Trump developed a warm relationship with Pompeo during White House meetings over the first year of his presidency and believes Pompeo shares more of his world view than Tillerson, who at times disagreed with the president.

Pompeo was questioned repeatedly over whether he would act independently and stand up to Trump. There has been a particularly fast rate of turnover among senior officials in the Trump administration, with the president sometimes souring rapidly against people he appointed.

Pompeo promised he would be his own man as secretary of state, saying his close relationship with Trump meant, “I was able to persuade him” when he headed the CIA.

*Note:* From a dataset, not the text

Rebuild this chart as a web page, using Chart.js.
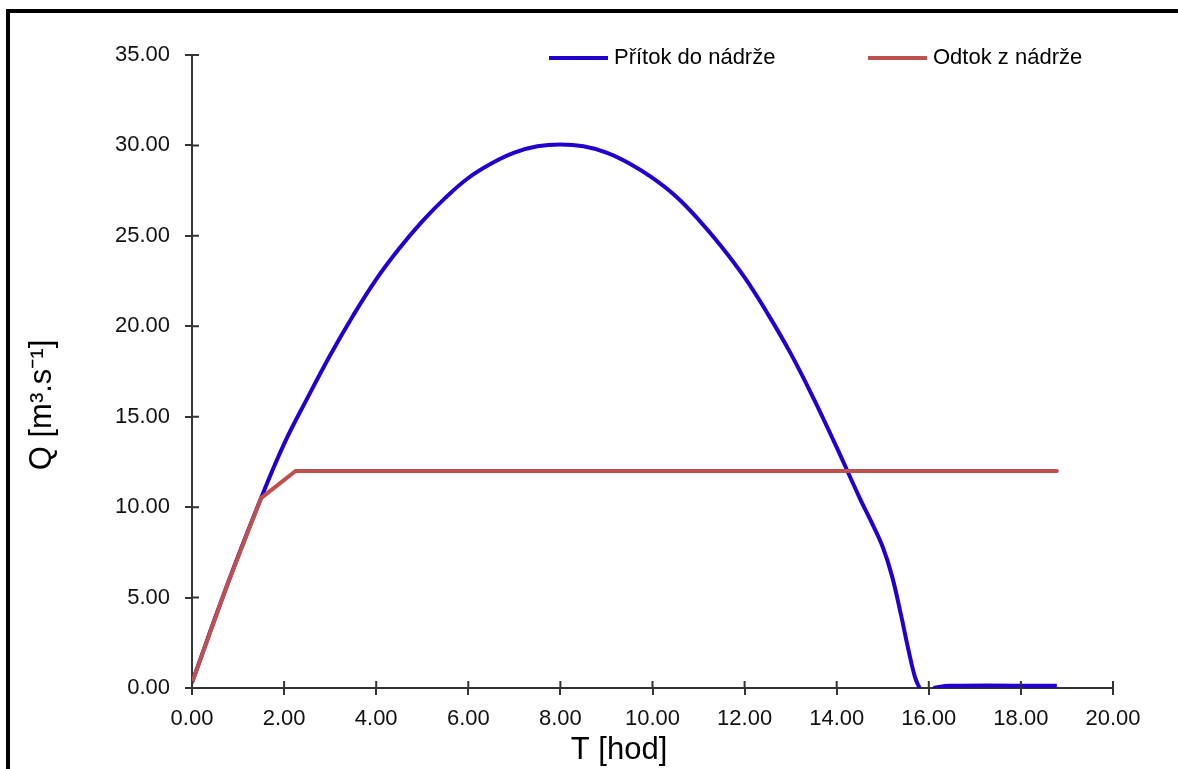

Senator Robert Menendez, the top committee Democrat, said Trump’s “erratic approach” to foreign policy had confused allies and emboldened adversaries.

“Will you stand up to President Trump and advise him differently when he is wrong? Or will you be a yes man?” Menendez asked.

Pompeo promised to rebuild the State Department, which has been gutted by the departure of senior diplomats and found itself sidelined by the White House in foreign policy decisions.

A reorganisation and hiring freeze initiated by Tillerson left the rank and file demoralized, with vacancies in most of jobs that are filled by political appointees.

Pompeo said he would work quickly in his new role to fill the gaps and promised to spend money allocated by Congress for State programmes. Tillerson’s failure to do angered both Republicans and Democrats in Congress.

The date for the vote confirming Pompeo in the full Senate has not been set but is likely in the coming weeks.